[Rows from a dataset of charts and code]
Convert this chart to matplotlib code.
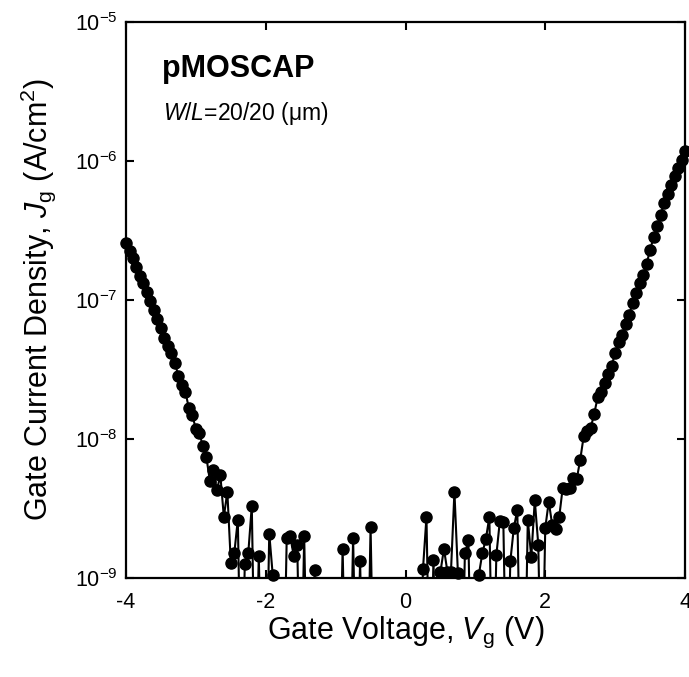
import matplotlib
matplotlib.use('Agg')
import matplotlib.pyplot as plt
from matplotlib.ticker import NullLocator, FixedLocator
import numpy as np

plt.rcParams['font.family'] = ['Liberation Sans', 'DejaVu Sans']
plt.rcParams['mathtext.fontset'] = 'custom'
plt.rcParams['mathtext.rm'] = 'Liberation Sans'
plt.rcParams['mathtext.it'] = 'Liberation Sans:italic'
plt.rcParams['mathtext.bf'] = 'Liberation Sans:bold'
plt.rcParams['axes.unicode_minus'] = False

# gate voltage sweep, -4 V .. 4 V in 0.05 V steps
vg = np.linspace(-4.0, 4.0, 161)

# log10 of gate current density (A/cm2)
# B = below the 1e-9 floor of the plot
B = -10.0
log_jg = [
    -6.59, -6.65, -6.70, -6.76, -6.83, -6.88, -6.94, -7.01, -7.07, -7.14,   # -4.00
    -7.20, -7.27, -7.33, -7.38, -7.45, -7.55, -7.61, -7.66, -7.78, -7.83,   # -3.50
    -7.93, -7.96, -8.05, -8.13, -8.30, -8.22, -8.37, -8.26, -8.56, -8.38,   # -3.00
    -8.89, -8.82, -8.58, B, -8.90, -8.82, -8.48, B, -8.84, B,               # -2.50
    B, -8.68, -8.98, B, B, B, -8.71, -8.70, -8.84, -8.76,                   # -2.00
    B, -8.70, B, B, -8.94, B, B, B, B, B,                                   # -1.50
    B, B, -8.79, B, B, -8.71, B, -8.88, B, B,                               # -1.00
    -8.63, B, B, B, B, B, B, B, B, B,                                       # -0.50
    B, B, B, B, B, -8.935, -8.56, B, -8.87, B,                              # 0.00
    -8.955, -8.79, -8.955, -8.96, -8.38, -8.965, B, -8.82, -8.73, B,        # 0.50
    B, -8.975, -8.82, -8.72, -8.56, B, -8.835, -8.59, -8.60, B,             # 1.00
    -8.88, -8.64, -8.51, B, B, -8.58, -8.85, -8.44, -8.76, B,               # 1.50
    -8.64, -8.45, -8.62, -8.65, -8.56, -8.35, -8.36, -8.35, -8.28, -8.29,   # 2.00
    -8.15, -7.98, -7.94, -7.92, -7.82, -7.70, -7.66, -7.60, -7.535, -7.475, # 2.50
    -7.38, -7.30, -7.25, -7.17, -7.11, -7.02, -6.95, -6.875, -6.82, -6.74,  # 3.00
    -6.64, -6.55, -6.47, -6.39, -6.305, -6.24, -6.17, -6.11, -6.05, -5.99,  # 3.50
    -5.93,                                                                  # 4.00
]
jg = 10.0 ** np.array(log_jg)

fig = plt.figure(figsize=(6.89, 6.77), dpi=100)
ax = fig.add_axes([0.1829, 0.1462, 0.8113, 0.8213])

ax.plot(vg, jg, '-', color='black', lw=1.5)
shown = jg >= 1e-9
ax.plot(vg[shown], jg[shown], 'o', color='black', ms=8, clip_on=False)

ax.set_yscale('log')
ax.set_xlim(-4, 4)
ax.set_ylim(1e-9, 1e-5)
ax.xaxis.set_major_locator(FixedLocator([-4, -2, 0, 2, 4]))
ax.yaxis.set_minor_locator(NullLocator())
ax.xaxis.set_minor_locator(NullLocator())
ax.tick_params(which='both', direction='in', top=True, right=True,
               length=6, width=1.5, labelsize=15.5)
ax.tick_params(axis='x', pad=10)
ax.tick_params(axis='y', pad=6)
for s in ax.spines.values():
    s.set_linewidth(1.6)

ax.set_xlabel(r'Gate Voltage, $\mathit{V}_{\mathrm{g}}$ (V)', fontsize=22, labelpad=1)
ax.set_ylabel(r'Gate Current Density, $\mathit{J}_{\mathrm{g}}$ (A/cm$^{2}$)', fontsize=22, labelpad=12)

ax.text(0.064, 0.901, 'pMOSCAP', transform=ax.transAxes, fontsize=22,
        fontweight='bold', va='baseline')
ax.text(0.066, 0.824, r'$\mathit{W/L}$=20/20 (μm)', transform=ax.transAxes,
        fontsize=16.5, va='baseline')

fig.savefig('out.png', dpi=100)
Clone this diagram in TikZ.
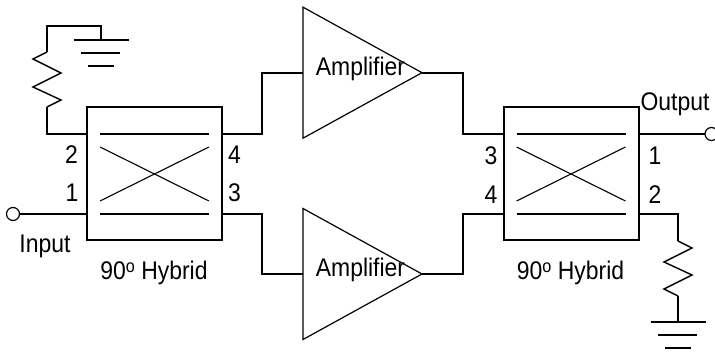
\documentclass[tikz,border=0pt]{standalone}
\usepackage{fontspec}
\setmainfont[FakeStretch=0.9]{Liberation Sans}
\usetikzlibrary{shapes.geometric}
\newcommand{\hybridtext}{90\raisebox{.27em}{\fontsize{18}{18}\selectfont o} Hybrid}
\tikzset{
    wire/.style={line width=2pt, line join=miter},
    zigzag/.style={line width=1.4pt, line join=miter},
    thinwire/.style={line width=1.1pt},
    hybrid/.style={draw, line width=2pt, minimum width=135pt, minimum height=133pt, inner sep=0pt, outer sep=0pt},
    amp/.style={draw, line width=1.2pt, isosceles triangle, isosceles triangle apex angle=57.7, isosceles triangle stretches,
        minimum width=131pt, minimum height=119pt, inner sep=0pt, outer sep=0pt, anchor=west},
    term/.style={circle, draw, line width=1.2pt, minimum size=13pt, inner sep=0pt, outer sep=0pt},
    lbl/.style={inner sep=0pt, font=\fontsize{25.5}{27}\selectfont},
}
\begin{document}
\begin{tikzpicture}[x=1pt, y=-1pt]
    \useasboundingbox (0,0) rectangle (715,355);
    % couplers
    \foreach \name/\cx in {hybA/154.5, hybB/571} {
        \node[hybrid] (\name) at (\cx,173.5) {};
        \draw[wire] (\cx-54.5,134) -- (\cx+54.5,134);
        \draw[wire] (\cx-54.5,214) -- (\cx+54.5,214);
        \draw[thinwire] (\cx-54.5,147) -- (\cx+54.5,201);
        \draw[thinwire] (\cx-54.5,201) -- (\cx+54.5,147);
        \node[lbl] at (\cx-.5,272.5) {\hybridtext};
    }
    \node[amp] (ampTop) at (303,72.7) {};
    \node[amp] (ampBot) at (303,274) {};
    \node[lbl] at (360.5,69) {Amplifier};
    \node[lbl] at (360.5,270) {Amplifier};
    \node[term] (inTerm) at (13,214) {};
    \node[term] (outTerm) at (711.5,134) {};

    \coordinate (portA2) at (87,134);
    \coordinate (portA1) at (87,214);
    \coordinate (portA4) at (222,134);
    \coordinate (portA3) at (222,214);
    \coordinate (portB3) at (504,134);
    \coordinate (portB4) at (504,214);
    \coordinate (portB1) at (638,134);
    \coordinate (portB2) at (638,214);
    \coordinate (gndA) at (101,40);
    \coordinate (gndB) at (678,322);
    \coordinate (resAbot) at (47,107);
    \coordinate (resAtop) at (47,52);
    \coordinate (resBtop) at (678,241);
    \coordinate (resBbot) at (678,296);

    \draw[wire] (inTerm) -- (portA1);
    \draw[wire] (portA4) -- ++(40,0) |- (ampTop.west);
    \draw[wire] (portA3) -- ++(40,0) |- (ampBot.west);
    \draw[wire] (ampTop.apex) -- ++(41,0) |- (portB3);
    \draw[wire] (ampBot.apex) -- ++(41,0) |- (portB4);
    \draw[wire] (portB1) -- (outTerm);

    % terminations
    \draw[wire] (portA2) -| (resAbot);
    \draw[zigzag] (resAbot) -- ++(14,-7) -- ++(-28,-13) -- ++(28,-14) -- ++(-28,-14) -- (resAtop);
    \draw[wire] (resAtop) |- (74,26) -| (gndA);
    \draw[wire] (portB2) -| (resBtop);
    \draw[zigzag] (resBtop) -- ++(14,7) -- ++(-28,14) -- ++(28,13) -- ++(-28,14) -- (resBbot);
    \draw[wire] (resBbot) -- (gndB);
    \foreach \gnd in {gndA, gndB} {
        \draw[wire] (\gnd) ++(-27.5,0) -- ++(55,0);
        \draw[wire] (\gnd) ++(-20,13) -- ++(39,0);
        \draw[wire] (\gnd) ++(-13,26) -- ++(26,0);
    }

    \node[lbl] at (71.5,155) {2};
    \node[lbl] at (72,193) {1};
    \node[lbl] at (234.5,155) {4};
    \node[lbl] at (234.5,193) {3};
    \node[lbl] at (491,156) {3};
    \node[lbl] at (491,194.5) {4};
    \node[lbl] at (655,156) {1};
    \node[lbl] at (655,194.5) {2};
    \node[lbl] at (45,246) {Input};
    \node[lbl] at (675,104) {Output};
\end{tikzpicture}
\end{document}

◆ EXERCISE DESCRIPTION:
Go through the entries above and pull out each line with "this" in it.

◆ FINAL RESULT:
Convert this chart to matplotlib code.
Clone this diagram in TikZ.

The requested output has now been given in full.